More information on of the asteroid’s physical properties will be needed to better understand how much impact the ejecta had. To project the mass and shape of the asteroid, astronomer will continue to study imagery of Dimorphos from DART’s terminal approach and from the Light Italian CubeSat for Imaging of Asteroids, provided by the Italian Space Agency.
“DART has given us some fascinating data about both asteroid properties and the effectiveness of a kinetic impactor as a planetary defense technology,” said Nancy Chabot, the project’s coordination lead from the Johns Hopkins Applied Physics Laboratory in Laurel, Maryland, in a press release. “The DART team is continuing to work on this rich dataset to fully understand this first planetary defense test of asteroid deflection.”
During the media briefing, Chabot also stressed that early detection of threatening asteroids will be key in employing kinetic impactor techniques in the future. “This was a 4 percent change in the orbital period of Dimorphos around Didymos. It just gave it a small nudge,” she said. “If you wanted to do this in the future, it would potentially work, but you’d want to do this years in advance. Warning time is really key here in order to enable this sort of asteroid deflection to be used as part of a larger planetary defense strategy.”
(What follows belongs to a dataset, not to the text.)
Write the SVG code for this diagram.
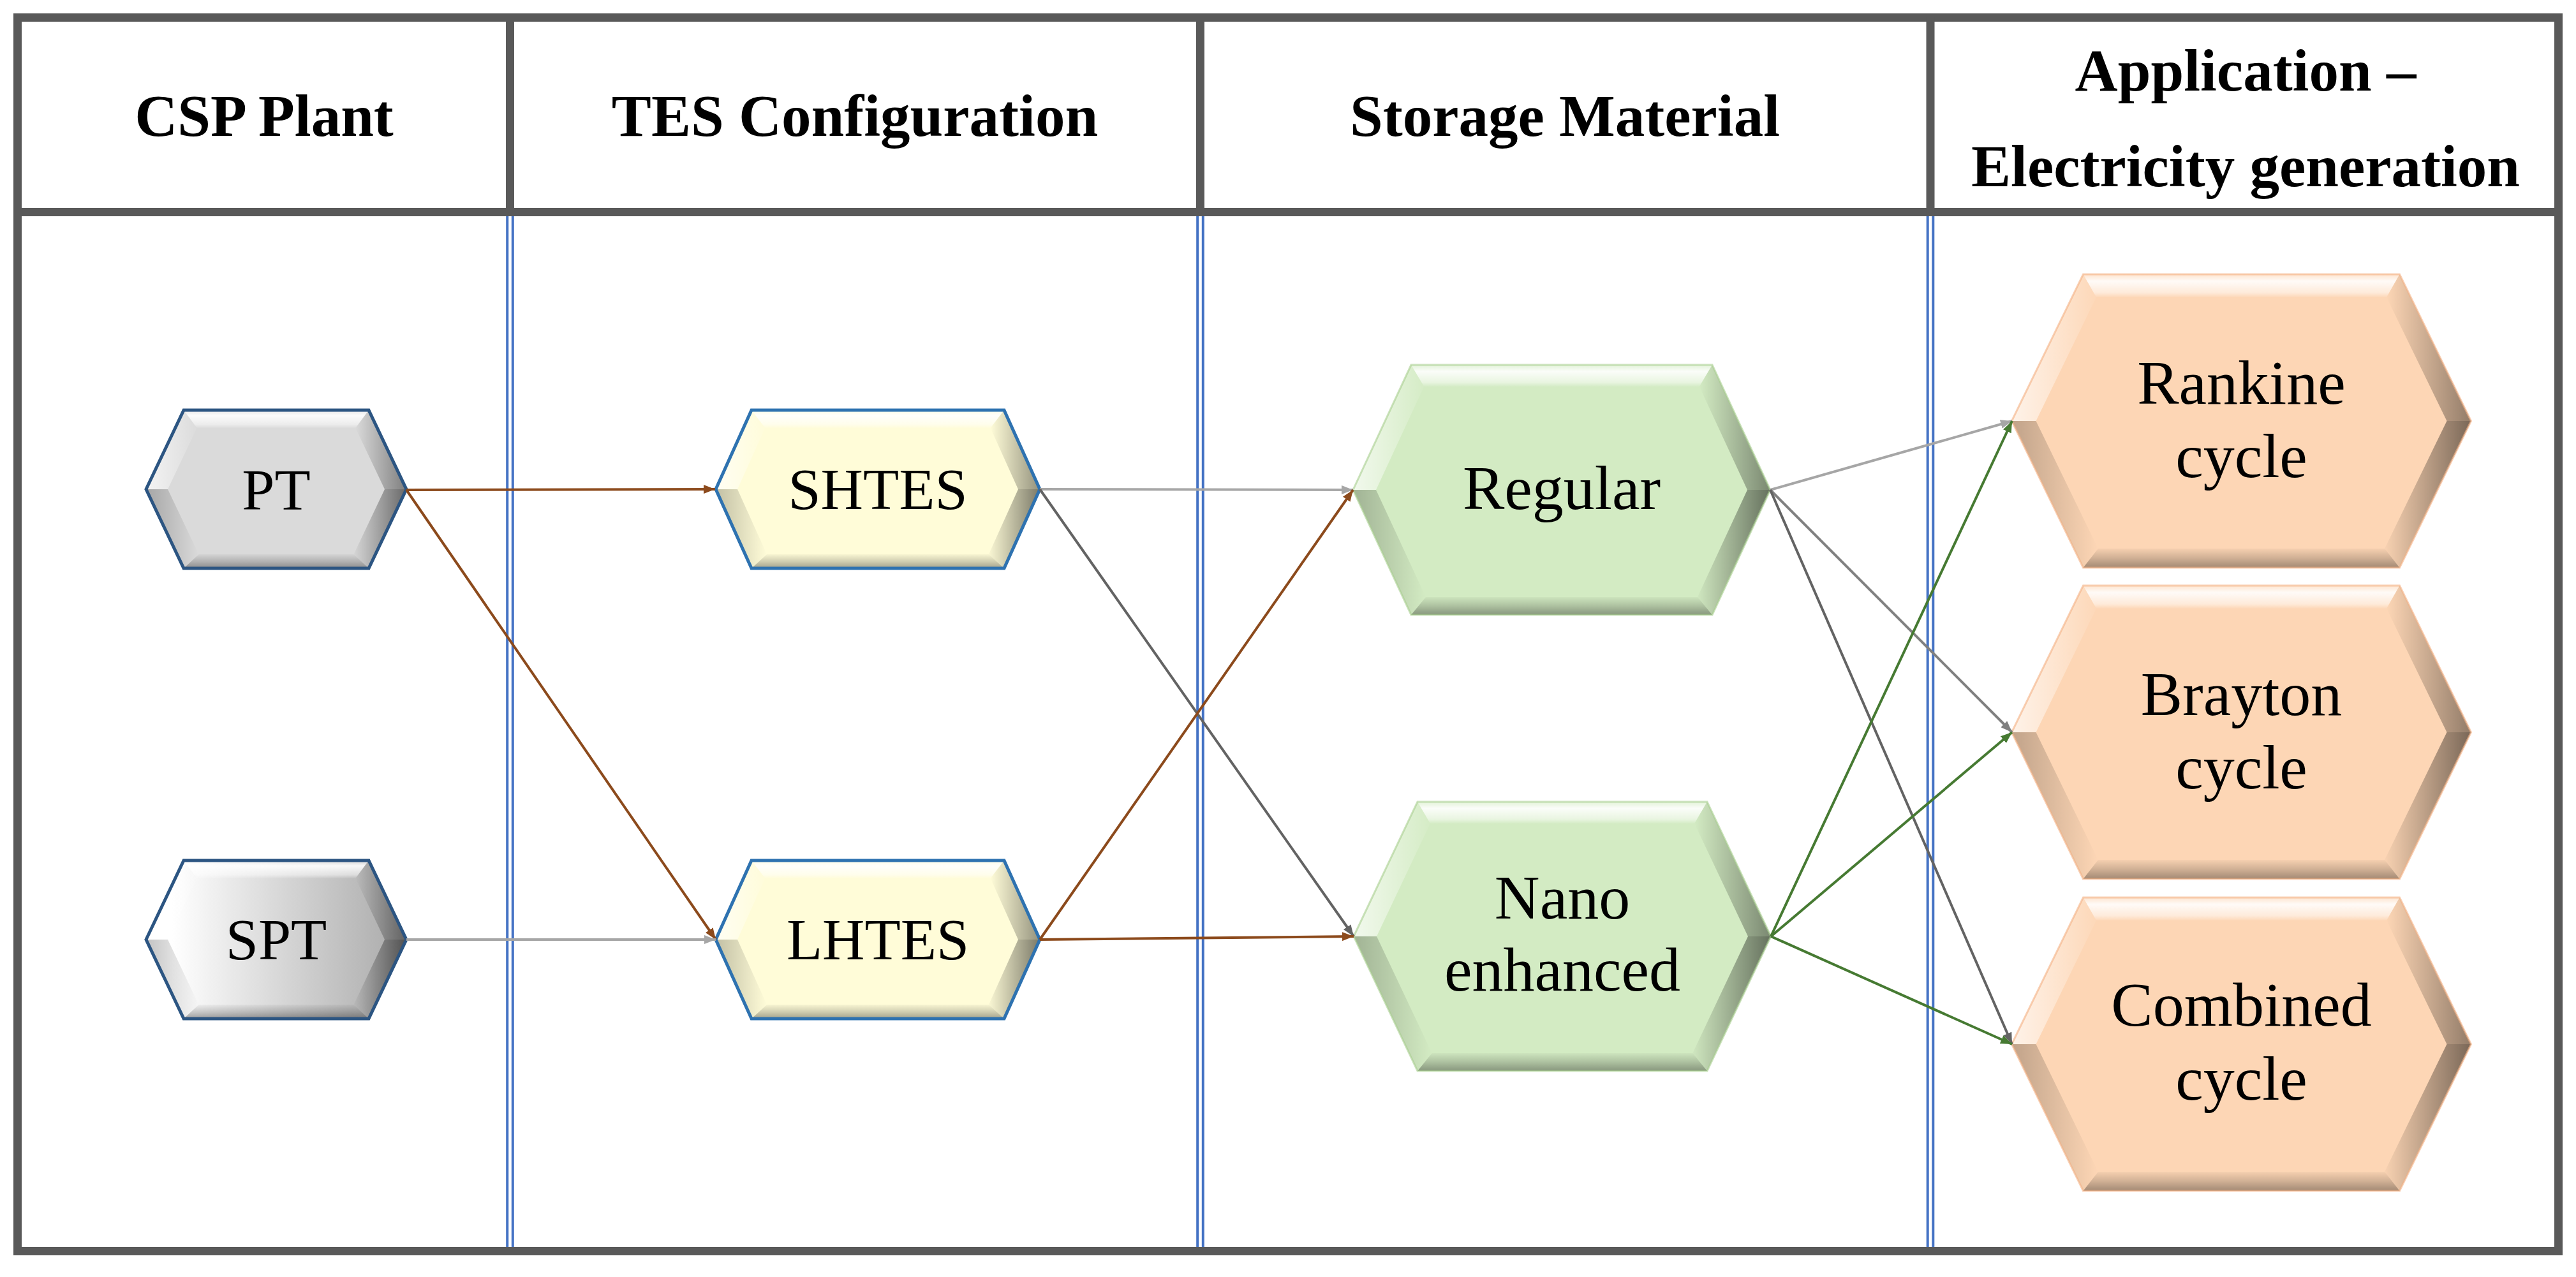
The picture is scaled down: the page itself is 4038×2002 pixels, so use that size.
<svg xmlns="http://www.w3.org/2000/svg" xmlns:xlink="http://www.w3.org/1999/xlink" width="4038" height="2002" viewBox="0 0 4038 2002">
<style>
.hdr{font-family:"Liberation Serif","Times New Roman",serif;font-weight:bold;font-size:93px;fill:#000;text-anchor:middle}
.ts{font-family:"Liberation Serif","Times New Roman",serif;font-size:92px;fill:#000;text-anchor:middle}
.tl{font-family:"Liberation Serif","Times New Roman",serif;font-size:98px;fill:#000;text-anchor:middle}
.frame{fill:none;stroke:#595959;stroke-width:13}
.dbl{stroke:#4472c4;stroke-width:4}
.con{fill:none;stroke-width:4}
.brown{stroke:#8c4a1c}
.lgray{stroke:#a6a6a6}
.mgray{stroke:#808080}
.dgray{stroke:#636363}
.green{stroke:#467a32}
.blueline{fill:none;stroke:#2c5582;stroke-width:5;stroke-linejoin:miter}
.yelline{fill:none;stroke:#2e72b0;stroke-width:5;stroke-linejoin:miter}
</style>
<defs>
<linearGradient id="gTop" x1="0" y1="0" x2="0" y2="1">
<stop offset="0" stop-color="#fff" stop-opacity="0.35"/>
<stop offset="0.3" stop-color="#fff" stop-opacity="0.9"/>
<stop offset="0.8" stop-color="#fff" stop-opacity="0.5"/>
<stop offset="1" stop-color="#fff" stop-opacity="0.05"/>
</linearGradient>
<linearGradient id="gBot" x1="0" y1="0" x2="0" y2="1">
<stop offset="0" stop-color="#000" stop-opacity="0.03"/>
<stop offset="0.5" stop-color="#000" stop-opacity="0.18"/>
<stop offset="1" stop-color="#000" stop-opacity="0.36"/>
</linearGradient>
<linearGradient id="gLU" x1="0" y1="0" x2="1" y2="0">
<stop offset="0" stop-color="#fff" stop-opacity="0.7"/>
<stop offset="1" stop-color="#fff" stop-opacity="0.05"/>
</linearGradient>
<linearGradient id="gLD" x1="0" y1="0" x2="1" y2="0">
<stop offset="0" stop-color="#000" stop-opacity="0.24"/>
<stop offset="1" stop-color="#000" stop-opacity="0"/>
</linearGradient>
<linearGradient id="gRU" x1="0" y1="0" x2="1" y2="0">
<stop offset="0" stop-color="#000" stop-opacity="0"/>
<stop offset="1" stop-color="#000" stop-opacity="0.42"/>
</linearGradient>
<linearGradient id="gRD" x1="0" y1="0" x2="1" y2="0">
<stop offset="0" stop-color="#000" stop-opacity="0.02"/>
<stop offset="1" stop-color="#000" stop-opacity="0.52"/>
</linearGradient>
<linearGradient id="gSPT" x1="0" y1="0" x2="1" y2="0">
<stop offset="0.1" stop-color="#ffffff"/>
<stop offset="1" stop-color="#a9a9a9"/>
</linearGradient>

<!-- facets type A (PT/SPT) -->
<g id="facA">
<polygon points="-145,-124 145,-124 124.3,-96 -124.3,-96" fill="url(#gTop)"/>
<polygon points="-121.5,102 121.5,102 145,124 -145,124" fill="url(#gBot)"/>
<polygon points="-204,0 -145,-124 -124.3,-96 -170,0" fill="url(#gLU)"/>
<polygon points="-204,0 -170,0 -121.5,102 -145,124" fill="url(#gLD)"/>
<polygon points="145,-124 204,0 170,0 124.3,-96" fill="url(#gRU)"/>
<polygon points="204,0 145,124 121.5,102 170,0" fill="url(#gRD)"/>
</g>
<!-- facets type B (SHTES/LHTES) -->
<g id="facB">
<polygon points="-198,-124 198,-124 176.6,-96 -176.6,-96" fill="url(#gTop)"/>
<polygon points="-173.9,102 173.9,102 198,124 -198,124" fill="url(#gBot)"/>
<polygon points="-254,0 -198,-124 -176.6,-96 -220,0" fill="url(#gLU)"/>
<polygon points="-254,0 -220,0 -173.9,102 -198,124" fill="url(#gLD)"/>
<polygon points="198,-124 254,0 220,0 176.6,-96" fill="url(#gRU)"/>
<polygon points="254,0 198,124 173.9,102 220,0" fill="url(#gRD)"/>
</g>
<!-- facets type C (Regular) -->
<g id="facC">
<polygon points="-236,-196 236,-196 215.8,-162 -215.8,-162" fill="url(#gTop)"/>
<polygon points="-213,168 213,168 236,196 -236,196" fill="url(#gBot)"/>
<polygon points="-327,0 -236,-196 -215.8,-162 -291,0" fill="url(#gLU)"/>
<polygon points="-327,0 -291,0 -213,168 -236,196" fill="url(#gLD)"/>
<polygon points="236,-196 327,0 291,0 215.8,-162" fill="url(#gRU)"/>
<polygon points="327,0 236,196 213,168 291,0" fill="url(#gRD)"/>
</g>
<!-- facets type D (Nano) -->
<g id="facD">
<polygon points="-227,-211 227,-211 207.1,-177 -207.1,-177" fill="url(#gTop)"/>
<polygon points="-204.3,183 204.3,183 227,211 -227,211" fill="url(#gBot)"/>
<polygon points="-327,0 -227,-211 -207.1,-177 -291,0" fill="url(#gLU)"/>
<polygon points="-327,0 -291,0 -204.3,183 -227,211" fill="url(#gLD)"/>
<polygon points="227,-211 327,0 291,0 207.1,-177" fill="url(#gRU)"/>
<polygon points="327,0 227,211 204.3,183 291,0" fill="url(#gRD)"/>
</g>
<!-- facets type E (cycles) -->
<g id="facE">
<polygon points="-248,-230 248,-230 227.5,-194 -227.5,-194" fill="url(#gTop)"/>
<polygon points="-224.6,200 224.6,200 248,230 -248,230" fill="url(#gBot)"/>
<polygon points="-360,0 -248,-230 -227.5,-194 -322,0" fill="url(#gLU)"/>
<polygon points="-360,0 -322,0 -224.6,200 -248,230" fill="url(#gLD)"/>
<polygon points="248,-230 360,0 322,0 227.5,-194" fill="url(#gRU)"/>
<polygon points="360,0 248,230 224.6,200 322,0" fill="url(#gRD)"/>
</g>

<marker id="mBrown" viewBox="0 0 18 14" refX="18" refY="7" markerWidth="18" markerHeight="14" markerUnits="userSpaceOnUse" orient="auto"><path d="M0,0 L18,7 L0,14 z" fill="#8c4a1c"/></marker>
<marker id="mLGray" viewBox="0 0 18 14" refX="18" refY="7" markerWidth="18" markerHeight="14" markerUnits="userSpaceOnUse" orient="auto"><path d="M0,0 L18,7 L0,14 z" fill="#a6a6a6"/></marker>
<marker id="mMGray" viewBox="0 0 18 14" refX="18" refY="7" markerWidth="18" markerHeight="14" markerUnits="userSpaceOnUse" orient="auto"><path d="M0,0 L18,7 L0,14 z" fill="#808080"/></marker>
<marker id="mDGray" viewBox="0 0 18 14" refX="18" refY="7" markerWidth="18" markerHeight="14" markerUnits="userSpaceOnUse" orient="auto"><path d="M0,0 L18,7 L0,14 z" fill="#636363"/></marker>
<marker id="mGreen" viewBox="0 0 18 14" refX="18" refY="7" markerWidth="18" markerHeight="14" markerUnits="userSpaceOnUse" orient="auto"><path d="M0,0 L18,7 L0,14 z" fill="#467a32"/></marker>
</defs>

<rect x="0" y="0" width="4038" height="2002" fill="#ffffff"/>

<g id="table">
<rect class="frame" x="27.5" y="27.5" width="3983" height="1934"/>
<line class="frame" x1="27" y1="332.5" x2="4011" y2="332.5"/>
<line class="frame" x1="799.5" y1="27" x2="799.5" y2="339"/>
<line class="frame" x1="1881.5" y1="27" x2="1881.5" y2="339"/>
<line class="frame" x1="3026" y1="27" x2="3026" y2="339"/>
<line class="dbl" x1="795.2" y1="339" x2="795.2" y2="1955"/>
<line class="dbl" x1="803.8" y1="339" x2="803.8" y2="1955"/>
<line class="dbl" x1="1877.2" y1="339" x2="1877.2" y2="1955"/>
<line class="dbl" x1="1885.8" y1="339" x2="1885.8" y2="1955"/>
<line class="dbl" x1="3021.7" y1="339" x2="3021.7" y2="1955"/>
<line class="dbl" x1="3030.3" y1="339" x2="3030.3" y2="1955"/>
</g>

<g id="headers">
<text class="hdr" x="414" y="213">CSP Plant</text>
<text class="hdr" x="1340" y="213">TES Configuration</text>
<text class="hdr" x="2453" y="213">Storage Material</text>
<text class="hdr" x="3520" y="142">Application –</text>
<text class="hdr" x="3520" y="292">Electricity generation</text>
</g>

<g id="node-PT" transform="translate(433,767)">
<polygon points="-204,0 -145,-124 145,-124 204,0 145,124 -145,124" fill="#dadada"/>
<use href="#facA"/>
<polygon class="blueline" points="-204,0 -145,-124 145,-124 204,0 145,124 -145,124"/>
<text class="ts" x="0" y="32">PT</text>
</g>

<g id="node-SPT" transform="translate(433,1473)">
<polygon points="-204,0 -145,-124 145,-124 204,0 145,124 -145,124" fill="url(#gSPT)"/>
<use href="#facA"/>
<polygon class="blueline" points="-204,0 -145,-124 145,-124 204,0 145,124 -145,124"/>
<text class="ts" x="0" y="31">SPT</text>
</g>

<g id="node-SHTES" transform="translate(1376,767)">
<polygon points="-254,0 -198,-124 198,-124 254,0 198,124 -198,124" fill="#fffcd8"/>
<use href="#facB"/>
<polygon class="yelline" points="-254,0 -198,-124 198,-124 254,0 198,124 -198,124"/>
<text class="ts" x="0" y="31">SHTES</text>
</g>

<g id="node-LHTES" transform="translate(1376,1473)">
<polygon points="-254,0 -198,-124 198,-124 254,0 198,124 -198,124" fill="#fffcd8"/>
<use href="#facB"/>
<polygon class="yelline" points="-254,0 -198,-124 198,-124 254,0 198,124 -198,124"/>
<text class="ts" x="0" y="31">LHTES</text>
</g>

<g id="node-Regular" transform="translate(2448,768)">
<polygon points="-327,0 -236,-196 236,-196 327,0 236,196 -236,196" fill="#d3ebc3"/>
<use href="#facC"/>
<polygon points="-327,0 -236,-196 236,-196 327,0 236,196 -236,196" fill="none" stroke="#a8cf90" stroke-width="3" stroke-opacity="0.6"/>
<text class="tl" x="0" y="30">Regular</text>
</g>

<g id="node-Nano" transform="translate(2449,1468)">
<polygon points="-327,0 -227,-211 227,-211 327,0 227,211 -227,211" fill="#d3ebc3"/>
<use href="#facD"/>
<polygon points="-327,0 -227,-211 227,-211 327,0 227,211 -227,211" fill="none" stroke="#a8cf90" stroke-width="3" stroke-opacity="0.6"/>
<text class="tl" x="0" y="-28">Nano</text>
<text class="tl" x="0" y="85">enhanced</text>
</g>

<g id="node-Rankine" transform="translate(3513.5,660)">
<polygon points="-360,0 -248,-230 248,-230 360,0 248,230 -248,230" fill="#fdd6b5"/>
<use href="#facE"/>
<polygon points="-360,0 -248,-230 248,-230 360,0 248,230 -248,230" fill="none" stroke="#f4b183" stroke-width="3" stroke-opacity="0.6"/>
<text class="tl" x="0" y="-27">Rankine</text>
<text class="tl" x="0" y="88">cycle</text>
</g>

<g id="node-Brayton" transform="translate(3513.5,1148)">
<polygon points="-360,0 -248,-230 248,-230 360,0 248,230 -248,230" fill="#fdd6b5"/>
<use href="#facE"/>
<polygon points="-360,0 -248,-230 248,-230 360,0 248,230 -248,230" fill="none" stroke="#f4b183" stroke-width="3" stroke-opacity="0.6"/>
<text class="tl" x="0" y="-27">Brayton</text>
<text class="tl" x="0" y="88">cycle</text>
</g>

<g id="node-Combined" transform="translate(3513.5,1637)">
<polygon points="-360,0 -248,-230 248,-230 360,0 248,230 -248,230" fill="#fdd6b5"/>
<use href="#facE"/>
<polygon points="-360,0 -248,-230 248,-230 360,0 248,230 -248,230" fill="none" stroke="#f4b183" stroke-width="3" stroke-opacity="0.6"/>
<text class="tl" x="0" y="-29">Combined</text>
<text class="tl" x="0" y="87">cycle</text>
</g>

<g id="connectors">
<line class="con brown" x1="637" y1="768" x2="1121" y2="767" marker-end="url(#mBrown)"/>
<line class="con brown" x1="637" y1="768" x2="1122" y2="1473" marker-end="url(#mBrown)"/>
<line class="con lgray" x1="637" y1="1473" x2="1122" y2="1473" marker-end="url(#mLGray)"/>
<line class="con lgray" x1="1630" y1="767" x2="2121" y2="768" marker-end="url(#mLGray)"/>
<line class="con dgray" x1="1630" y1="767" x2="2122" y2="1468" marker-end="url(#mDGray)"/>
<line class="con brown" x1="1630" y1="1473" x2="2121" y2="768" marker-end="url(#mBrown)"/>
<line class="con brown" x1="1630" y1="1473" x2="2122" y2="1468" marker-end="url(#mBrown)"/>
<line class="con lgray" x1="2775" y1="768" x2="3154" y2="660" marker-end="url(#mLGray)"/>
<line class="con mgray" x1="2775" y1="768" x2="3154" y2="1148" marker-end="url(#mMGray)"/>
<line class="con dgray" x1="2775" y1="768" x2="3154" y2="1637" marker-end="url(#mDGray)"/>
<line class="con green" x1="2776" y1="1468" x2="3154" y2="660" marker-end="url(#mGreen)"/>
<line class="con green" x1="2776" y1="1468" x2="3154" y2="1148" marker-end="url(#mGreen)"/>
<line class="con green" x1="2776" y1="1468" x2="3154" y2="1637" marker-end="url(#mGreen)"/>
</g>
</svg>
The $325-million NASA test began with DART’s launch in November 2021. On September 26th, the car-sized spacecraft made kinetic impact with Dimorphos at 14,000 mph and around 7 million miles away from Earth. The goal was for the spacecraft to nudge the 525-foot-wide asteroid into a tighter orbit around its parent rock. Dimorphos is a smaller companion to the 2,500-foot-wide Didymos, and is a moonlet orbiting the larger body at at less than a mile apart. The two make up a binary asteroid system, and were partially selected because there is zero chance that either object or their ejecta would ever threaten Earth, according to NASA.